Alceste, c'est 
            le Misanthrope, le personnage de Molière qui ne peut, qui ne 
            veut pas avoir d'amis. Il veut détester le monde entier et 
            Philinte, celui qui se dit son ami, ne parvient pas à le faire 
            fléchir.
            Ecrire une comédie contemporaine autour de ce mythe, en restant 
            au plus près du thème puisqu'il s'agit de deux acteurs 
            qui en viennent à répéter la pièce avec 
            le projet de la monter, c'est évidemment jongler entre la drôlerie 
            de situation ou des échanges et l'amertume du propos. Le scénario 
            est plutôt intelligent, prenant son temps, ne négligeant 
            ni l'humour (attention, fin et anti-gras, l'humour : même lorsque 
            l'un des personnages tombe à l'eau, on est très loin 
            de la farce), ni une certaine gravité : il n'est pas question 
            ici d'amitié entre les deux personnages, il manque trop d'éléments 
            dans la nature de leurs relations, le récit se situe plutôt 
            dans l'observation de la façon dont les hommes vivent entre 
            eux et confrontent leurs visions respectives de l'existence.
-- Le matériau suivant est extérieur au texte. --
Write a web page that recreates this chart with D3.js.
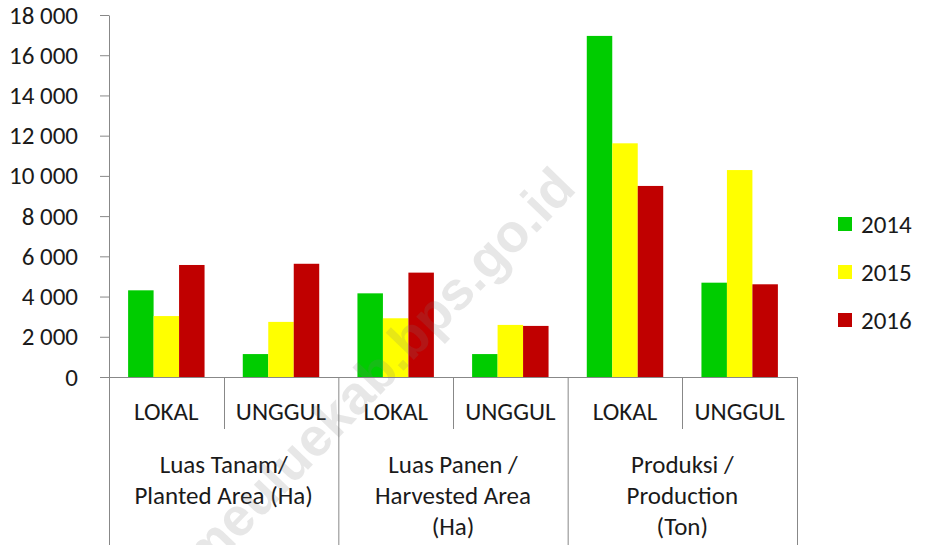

Ce qui 
            se joue (et on peut bien parler de jeu, chacun fabriquant son personnage 
            l'un par rapport à l'autre) entre Alceste-Luchini et Philinte-Wilson 
            va de toute évidence au delà du simple projet de monter 
            un spectacle. La clé de l'histoire n'a d'ailleurs aucun rapport 
            avec la pièce en elle-même, un troisième personnage 
            (une femme, bien sûr, mais pas une actrice...) vient cristalliser 
            toutes les tensions accumulées pendant ces quelques jours de 
            travail théâtral puis les fait exploser.
            Fabrice Luchini et Lambert Wilson sont formidables tous les deux, 
            ils ont réussi à incarner chacun leur personnage pas 
            seulement par les mots et les situations, mais aussi par une gestuelle, 
            une façon de marcher, de s'habiller, de sourire, tout est minutieusement 
            bien vu. On pourrait dire que Luchini joue comme il l'a toujours fait 
            mais il trouve encore mille façons de surprendre le spectateur, 
            ici dans une aigreur contenue, dans une vibration intense sous une 
            épaisse couche de dédain. Lambert Wilson compose quant 
            à lui un étonnant faux lourdaud, aimant le Monde entier 
            avec une maladresse confondante, engoncé dans une certaine 
            ringardise (de par ses vêtements, sa façon de faire du 
            vélo ou d'endosser la célébrité...) et 
            pourtant réussissant à rendre son personnage sympathique 
            et même touchant...
            Tout cela ne fait pourtant pas du vrai cinéma, ce sont juste 
            deux acteurs en osmose qui jouent un texte d'une belle intelligence. 
            Du côté des idées de cadrage, de montage, de photographie, 
            c'est le néant. Mais qu'importe, le plaisir du récit 
            et du jeu suffit à vivre un petit bonheur.